#### Collected data

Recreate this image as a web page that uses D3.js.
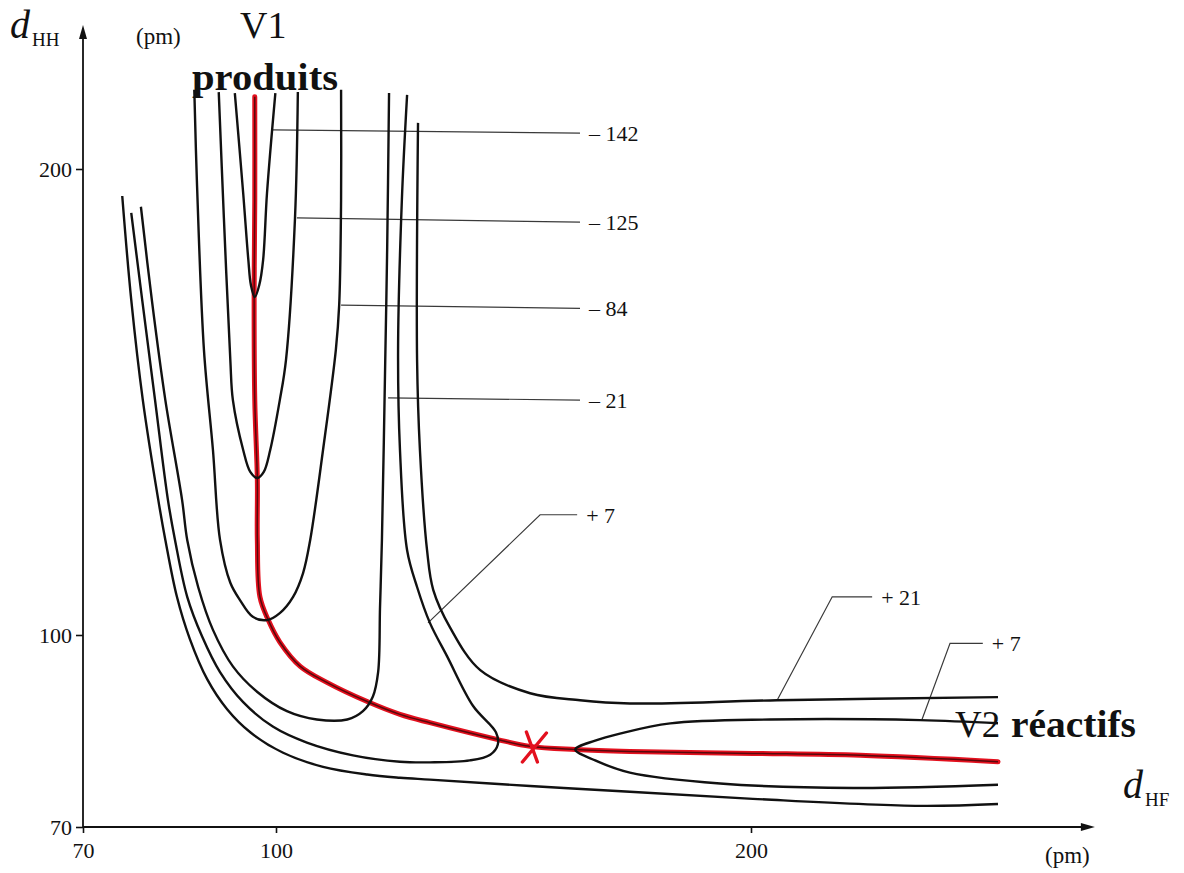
<!DOCTYPE html>
<html><head><meta charset="utf-8">
<script src="https://cdn.jsdelivr.net/npm/d3@7"></script>
<style>
body{margin:0;background:#fff}
svg{display:block}
text{font-family:"Liberation Serif","DejaVu Serif",serif;fill:#111}
</style>
</head><body>
<svg id="chart" width="1184" height="873"></svg>
<script>
// ---- data (pm) ----
const xTicks = [70, 100, 200];
const xTickLabels = ["70", "100", "200"];
const yTicks = [70, 100, 200];
const yTickLabels = ["70", "100", "200"];
const xAxisMax = 272.4, yAxisMax = 230.9;

// isoenergy contours (kJ/mol), points [dHF, dHH]
const cM142 = [[93.6,216.3],[94.9,194.8],[95.7,180.5],[96.1,175.1],[96.7,172.5],[97.4,175.1],[98.0,180.5],[98.6,194.8],[99.9,216.3]];
const cM125 = [[91.1,216.5],[91.9,189.5],[92.9,159.0],[93.3,150.4],[94.9,139.7],[96.0,135.0],[97.1,133.7],[98.1,135.0],[99.1,139.7],[100.8,150.4],[102.1,159.0],[104.0,189.5],[104.6,216.5]];
const cM84 = [[87.3,217.0],[87.7,197.6],[88.8,161.2],[90.2,139.7],[91.3,120.4],[92.9,111.2],[94.4,107.5],[96.4,103.9],[98.6,103.2],[100.8,104.7],[103.6,108.2],[105.7,113.3],[107.2,120.4],[109.9,139.7],[112.6,161.2],[113.3,170.8],[113.7,193.4],[113.7,217.0]];
const cM21 = [[79.0,191.9],[80.7,171.9],[82.8,150.4],[85.4,129.0],[86.2,120.4],[87.9,110.3],[90.2,101.1],[93.3,95.1],[97.1,91.1],[102.3,88.1],[108.6,86.8],[115.0,86.8],[118.3,88.1],[120.4,90.4],[121.5,94.2],[121.9,106.0],[122.3,120.4],[123.0,159.0],[123.4,182.6],[123.8,216.3]];
const cP7a = [[77.5,190.6],[79.2,171.9],[81.2,150.4],[83.2,129.0],[84.3,120.4],[86.2,108.2],[88.5,99.8],[91.3,94.2],[94.9,89.5],[99.5,85.7],[106.5,83.2],[116.2,81.2],[126.1,80.2],[132.4,80.1],[140.8,80.4],[145.1,81.3],[146.7,82.9],[146.3,84.8],[141.5,88.9],[136.0,96.7],[132.4,102.6],[129.7,110.3],[127.6,118.2],[126.1,139.7],[125.7,161.2],[126.5,193.4],[127.6,215.9]];
const cP7b = [[252.0,86.2],[235.6,86.7],[204.0,86.8],[183.0,86.2],[172.4,84.6],[167.2,83.5],[163.0,82.1],[167.2,80.4],[174.5,78.5],[193.5,76.8],[221.5,76.1],[252.0,76.6]];
const cP21a = [[129.9,209.9],[129.7,159.0],[130.3,139.7],[131.8,118.2],[133.1,109.7],[136.6,101.7],[143.0,94.5],[153.5,90.9],[164.0,89.8],[174.5,89.3],[205.5,89.8],[252.0,90.3]];
const cP21b = [[76.1,194.2],[77.5,171.9],[79.3,150.4],[81.7,129.0],[82.8,120.4],[84.6,108.2],[86.6,99.4],[89.3,93.1],[92.4,88.4],[96.0,84.8],[101.5,81.6],[109.9,79.4],[119.2,78.2],[126.1,77.7],[132.4,77.4],[153.5,76.4],[174.5,75.5],[200.4,74.4],[235.6,73.3],[252.0,73.6]];

// minimum energy path (red)
const mep = [[96.7,215.5],[96.7,193.4],[96.6,171.9],[96.7,150.4],[97.1,133.3],[97.1,120.4],[97.5,108.2],[98.8,103.2],[100.8,98.9],[105.1,95.1],[110.7,92.6],[119.2,89.6],[126.1,87.6],[132.4,86.3],[146.5,83.7],[153.5,82.6],[163.0,82.1],[174.5,81.8],[200.4,81.5],[223.0,81.2],[252.0,80.2]];
const saddle = [154.4, 82.5];

// contour labels and leader lines
const levelLabels = ["– 142", "– 125", "– 84", "– 21", "+ 7", "+ 21", "+ 7"];
const leaders = [
  [[99.5,208.4],[164.0,207.7]],
  [[104.4,189.5],[164.0,188.6]],
  [[113.7,170.8],[164.0,170.1]],
  [[123.6,150.9],[164.0,150.4]],
  [[132.0,102.6],[155.6,125.8],[163.4,125.8]],
  [[205.5,89.8],[217.1,108.2],[225.5,108.2]],
  [[236.0,86.8],[241.9,98.7],[248.8,98.7]]
];

// ---- drawing ----
const svg = d3.select("#chart");
const x = d3.scaleLinear().domain([70, 100, 200]).range([83, 276, 751]);
const y = d3.scaleLinear().domain([70, 100, 200]).range([827, 635, 169]);

const line = d3.line().x(d => x(d[0])).y(d => y(d[1])).curve(d3.curveCatmullRom.alpha(0.5));
const straight = d3.line().x(d => x(d[0])).y(d => y(d[1]));

// leaders
svg.append("g").selectAll("path").data(leaders).join("path")
  .attr("d", straight).attr("fill", "none").attr("stroke", "#3a3a3a").attr("stroke-width", 1.2);

// labels at leader ends
svg.append("g").selectAll("text").data(leaders).join("text")
  .attr("x", d => x(d[d.length - 1][0]) + 9)
  .attr("y", d => y(d[d.length - 1][1]) + 8)
  .attr("font-size", 22)
  .text((d, i) => levelLabels[i]);

// big texts (under the contours)
svg.append("text").attr("x", 955).attr("y", 737).attr("font-size", 37).text("V2");
svg.append("text").attr("x", 1011).attr("y", 737).attr("font-size", 38).attr("font-weight", "bold")
  .attr("textLength", 125).attr("lengthAdjust", "spacingAndGlyphs").text("réactifs");
svg.append("text").attr("x", 240).attr("y", 38).attr("font-size", 38).text("V1");
svg.append("text").attr("x", 192).attr("y", 90).attr("font-size", 37).attr("font-weight", "bold")
  .attr("textLength", 146).attr("lengthAdjust", "spacingAndGlyphs").text("produits");

// red path
svg.append("path").attr("d", line(mep)).attr("fill", "none")
  .attr("stroke", "#e3101e").attr("stroke-width", 5).attr("stroke-linecap", "round");
svg.append("path").attr("d", line(mep)).attr("fill", "none")
  .attr("stroke", "#2a0606").attr("stroke-width", 1.5).attr("opacity", 0.75);

// contours
const contours = [cM142, cM125, cM84, cM21, cP7a, cP7b, cP21a, cP21b];
svg.append("g").selectAll("path").data(contours).join("path")
  .attr("d", line).attr("fill", "none").attr("stroke", "#111").attr("stroke-width", 2.4)
  .attr("stroke-linejoin", "round");

// saddle point cross
const sx = x(saddle[0]), sy = y(saddle[1]);
svg.append("path")
  .attr("d", `M${sx-8},${sy-15}L${sx+3},${sy+15}M${sx+12},${sy-14}L${sx-12},${sy+15}`)
  .attr("stroke", "#e3101e").attr("stroke-width", 3.4).attr("fill", "none").attr("stroke-linecap", "round");

// axes
const gx = svg.append("g").attr("transform", `translate(0,${y(70)})`)
  .call(d3.axisBottom(x).tickValues(xTicks).tickFormat((d, i) => xTickLabels[i]).tickSize(6).tickPadding(9));
gx.select(".domain").remove();
gx.selectAll("line").attr("stroke", "#111").attr("stroke-width", 1.6);
gx.selectAll("text").attr("font-size", 22).attr("font-family", "Liberation Serif").attr("fill", "#111");

const gy = svg.append("g").attr("transform", `translate(${x(70)},0)`)
  .call(d3.axisLeft(y).tickValues(yTicks).tickFormat((d, i) => yTickLabels[i]).tickSize(7).tickPadding(4));
gy.select(".domain").remove();
gy.selectAll("line").attr("stroke", "#111").attr("stroke-width", 1.6);
gy.selectAll("text").attr("font-size", 22).attr("font-family", "Liberation Serif").attr("fill", "#111");

// axis lines with arrows
const x0 = x(70), y0 = y(70), xe = x(xAxisMax), ye = y(yAxisMax);
svg.append("path").attr("d", `M${x0},${y0}H${xe-10}`).attr("stroke", "#111").attr("stroke-width", 1.8);
svg.append("path").attr("d", `M${x0},${y0}V${ye+10}`).attr("stroke", "#111").attr("stroke-width", 1.8);
svg.append("path").attr("d", `M${xe},${y0}L${xe-14},${y0-4}L${xe-14},${y0+4}Z`).attr("fill", "#111");
svg.append("path").attr("d", `M${x0},${ye}L${x0-4},${ye+14}L${x0+4},${ye+14}Z`).attr("fill", "#111");

// axis titles
const tY = svg.append("text").attr("x", 10).attr("y", 38);
tY.append("tspan").attr("font-size", 40).attr("font-style", "italic").text("d");
tY.append("tspan").attr("font-size", 19).attr("dy", 8).attr("dx", 2).text("HH");
svg.append("text").attr("x", 136).attr("y", 44).attr("font-size", 23).text("(pm)");

const tX = svg.append("text").attr("x", 1123).attr("y", 798);
tX.append("tspan").attr("font-size", 40).attr("font-style", "italic").text("d");
tX.append("tspan").attr("font-size", 19).attr("dy", 8).attr("dx", 2).text("HF");
svg.append("text").attr("x", 1045).attr("y", 863).attr("font-size", 23).text("(pm)");
</script>
</body></html>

########

- [Problem statement] Output exactly the span of lines from the top of the listing through the line holding "const xAxisMax = 272.4, yAxisMax = 230.9;", and leave every picture out.

- [Task answer]
Recreate this image as a web page that uses D3.js.
<!DOCTYPE html>
<html><head><meta charset="utf-8">
<script src="https://cdn.jsdelivr.net/npm/d3@7"></script>
<style>
body{margin:0;background:#fff}
svg{display:block}
text{font-family:"Liberation Serif","DejaVu Serif",serif;fill:#111}
</style>
</head><body>
<svg id="chart" width="1184" height="873"></svg>
<script>
// ---- data (pm) ----
const xTicks = [70, 100, 200];
const xTickLabels = ["70", "100", "200"];
const yTicks = [70, 100, 200];
const yTickLabels = ["70", "100", "200"];
const xAxisMax = 272.4, yAxisMax = 230.9;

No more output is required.